Drunken soldiers and officers often assault, shoot and kill lads who dare to mess-up with them. Youths are picked up from roads, market places, cinemas, on the way to school – army recruits.

Rapes of minority women by soldiers in insurgent areas are still happening. Peasants’ farms are confiscated for army cantonments, state led development projects, for crony businessmen.

Newspapers and weekly journals require approval from the censor board before stories go for print. Telephone lines are cut right in the middle of conversation by regime’s agents in the exchange. Foreign websites are shut off. Foreign journalists are banned, kicked out of country if found with tourist visas.

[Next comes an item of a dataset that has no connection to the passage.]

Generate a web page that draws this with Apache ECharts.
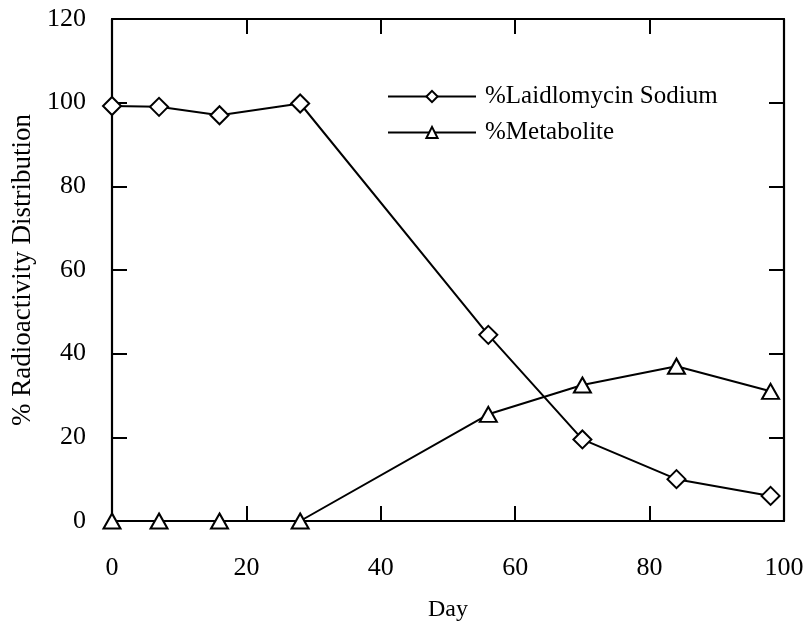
<!DOCTYPE html>
<html><head><meta charset="utf-8">
<script src="https://cdn.jsdelivr.net/npm/echarts@6/dist/echarts.min.js"></script>
<style>html,body{margin:0;padding:0;background:#fff}#c{width:810px;height:623px}</style>
</head><body><div id="c"></div>
<script>
const days = [0, 7, 16, 28, 56, 70, 84, 98];
const laidlomycin = [99.2, 99.0, 97.0, 99.8, 44.5, 19.5, 10.0, 6.0];
const metabolite = [0, 0, 0, 0, 25.5, 32.5, 37.0, 31.0];
const xTicks = [0, 20, 40, 60, 80, 100];
const yTicks = [0, 20, 40, 60, 80, 100, 120];
const seriesNames = ['%Laidlomycin Sodium', '%Metabolite'];

const font = 'Liberation Serif';
const chart = echarts.init(document.getElementById('c'));
const axisLine = {show: true, onZero: false, lineStyle: {color: '#000', width: 2.2}};
const tick = {show: true, inside: true, length: 15, lineStyle: {color: '#000', width: 2}};
chart.setOption({
  animation: false,
  backgroundColor: '#fff',
  grid: {left: 112, right: 26, top: 19, bottom: 102, containLabel: false, outerBoundsMode: 'none'},
  legend: {
    orient: 'vertical', left: 382, top: 79, itemWidth: 88, itemHeight: 14, itemGap: 11,
    textStyle: {fontFamily: font, fontSize: 25, color: '#000', padding: [0, 0, 0, 4]},
    data: seriesNames
  },
  xAxis: [{
    type: 'value', min: 0, max: 100, interval: 20,
    name: 'Day', nameLocation: 'middle', nameGap: 77,
    nameTextStyle: {fontFamily: font, fontSize: 24, color: '#000'},
    axisLine, axisTick: tick, splitLine: {show: false},
    axisLabel: {fontFamily: font, fontSize: 26, color: '#000', margin: 34,
      formatter: v => xTicks.includes(v) ? String(v) : ''}
  }, {
    type: 'value', position: 'top', min: 0, max: 100, interval: 20,
    axisLine, axisTick: tick, splitLine: {show: false}, axisLabel: {show: false}
  }],
  yAxis: [{
    type: 'value', min: 0, max: 120, interval: 20,
    name: '% Radioactivity Distribution', nameLocation: 'middle', nameGap: 76,
    nameTextStyle: {fontFamily: font, fontSize: 27, color: '#000'},
    axisLine, axisTick: tick, splitLine: {show: false},
    axisLabel: {fontFamily: font, fontSize: 26, color: '#000', margin: 26,
      formatter: v => yTicks.includes(v) ? String(v) : ''}
  }, {
    type: 'value', position: 'right', min: 0, max: 120, interval: 20,
    axisLine, axisTick: tick, splitLine: {show: false}, axisLabel: {show: false}
  }],
  series: [{
    name: seriesNames[0], type: 'line',
    data: days.map((d, i) => [d, laidlomycin[i]]),
    symbol: 'diamond', symbolSize: [18, 18], showAllSymbol: true,
    lineStyle: {color: '#000', width: 2},
    itemStyle: {color: '#fff', borderColor: '#000', borderWidth: 2}
  }, {
    name: seriesNames[1], type: 'line',
    data: days.map((d, i) => [d, metabolite[i]]),
    symbol: 'triangle', symbolSize: [17, 15], showAllSymbol: true,
    lineStyle: {color: '#000', width: 2},
    itemStyle: {color: '#fff', borderColor: '#000', borderWidth: 2}
  }]
});
</script></body></html>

You cannot list the sins of the Burmese junta that goes by the name, State Peace and Development Council, in a sitting.

However, adding stories to the already voluminous junta-bashing literature wastes everybody’s precious time. It is time for the rest of the world to ask itself a hard question, a very hard one.

Hard questions usually begin with reality check.

Reality on the ground: Washington is helpless vis-à-vis the junta. Kurt Campbell, the U.S Assistant Foreign Secretary, was in Burma in May, fourteen years after Madeline Albright. No breakthrough though. Economic sanctions are ‘no more than a modest inconvenience’ to the Generals, according to him.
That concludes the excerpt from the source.